Dear Little JO,
I guess technically it’s your turn to write. But I feel like writing a letter more than I feel like starting my ecology report on amphibians. And it’s not like we can’t cross over once in a while. Khang doesn’t seem too fussy about how many letters I write, now that it’s obvious I’m actually sticking with the assignment.
We did a roof today down in Bloomington. All day there were dozens of turkey buzzards in the sky. I asked Sylvan what he thought they were after and he said maybe a deer.
I chose amphibians for this ecology report because once in the forest I found an animal I couldn’t believe was even real. A tiny lizard red as a fire truck. I was maybe nine or ten. It skittered across my palm and dug its way under the leaves and was gone. The fastest living thing I’d ever held. I remember looking it up afterward and it wasn’t actually a lizard but a newt. A Red Eft. The librarian told me the Red Eft doesn’t live in Minnesota. She showed me a map at the back of the book with its habitat range. It must have come down from Canada, she said, around the whole north shore of Lake Superior.
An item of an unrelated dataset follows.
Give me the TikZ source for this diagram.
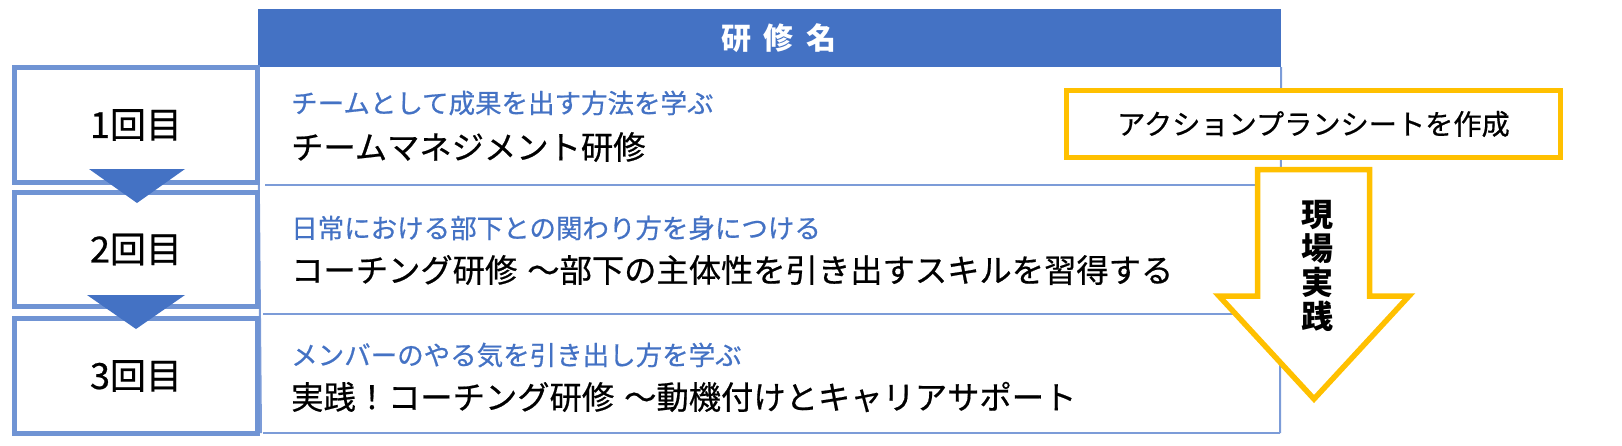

Turns out mostly this newt never leaves the water. It goes straight from larval stage to aquatic adult, which is olive-yellow, speckled, with a flattened tail. But sometimes for unknown reasons it takes a detour. It grows lungs. Turns red. Goes to the woods and spends one to three years as a Red Eft before it returns to its pond or river and transforms back into a water creature. Red Efts are bolder than other salamanders. They hang out aboveground and gather in groups. They don’t even mind the sun. Probably it helps that the red skin is toxic to predators.
I don’t know why I’m giving you all these details. Chances are not good that you’ll ever spot a Red Eft in this part of the country. But I guess if you ever do you’ll know how chancy and amazing a thing it is.